Democritus's atomic theory and Aristarchus's heliocentric model of the universe are not subjects that can often be said to delight audiences at the Cannes film festival.
But Alejandro Amenabar's Agora did just that in its premiere today, with Rachel Weisz starring as the 4th-century mathematician and astronomer Hypatia, who was killed by an angry Christian mob in Romano-Egyptian Alexandria.
The film, part of the festival's official selection but not competing for the Palme d'Or, received cheers. According to Edward Gibbon, in his History of the Decline and Fall of the Roman Empire, Hypatia's "flesh was scraped from her bones with sharp oyster-shells". Amenabar spares his heroine quite such a grim end – but he does portray her as an areligious, Enlightenment heroine destroyed by brutal fanatics.

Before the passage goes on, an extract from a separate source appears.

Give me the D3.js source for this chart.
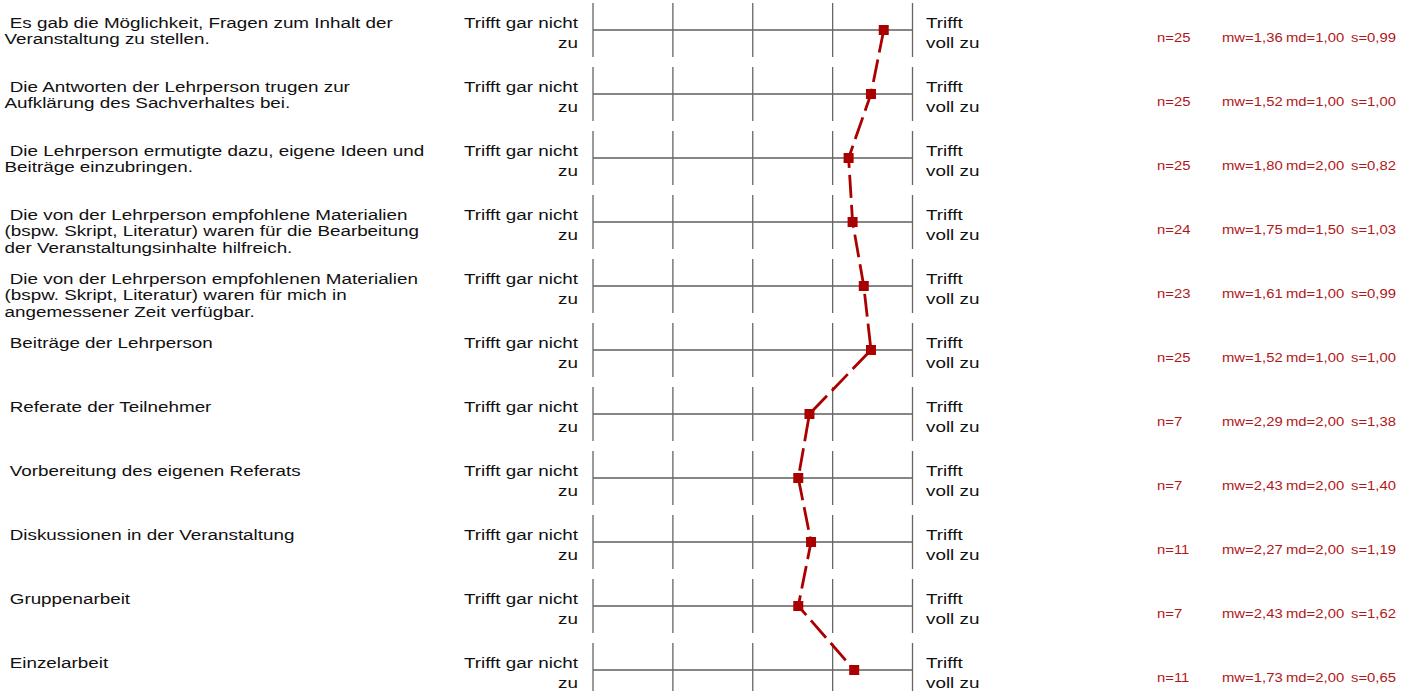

"Once we started researching the film we recognised a lot of echoes with contemporary times and realised we could make a film about the present," he said. Some viewers have even likened the depiction of the members of the parabolani, an early-Christian brotherhood, to the modern Taliban. "It's true the parabolani
resemble a little bit the Taliban," said Amenabar. But it is not deliberate. Agora, which co-stars Max Minghella as Hypatia's slave Davus, gives all religions a hard time: Jews, Christians and pagans are all depicted as, at times, vengeful and violent, with Hypatia and her pupils representing the forces of reason.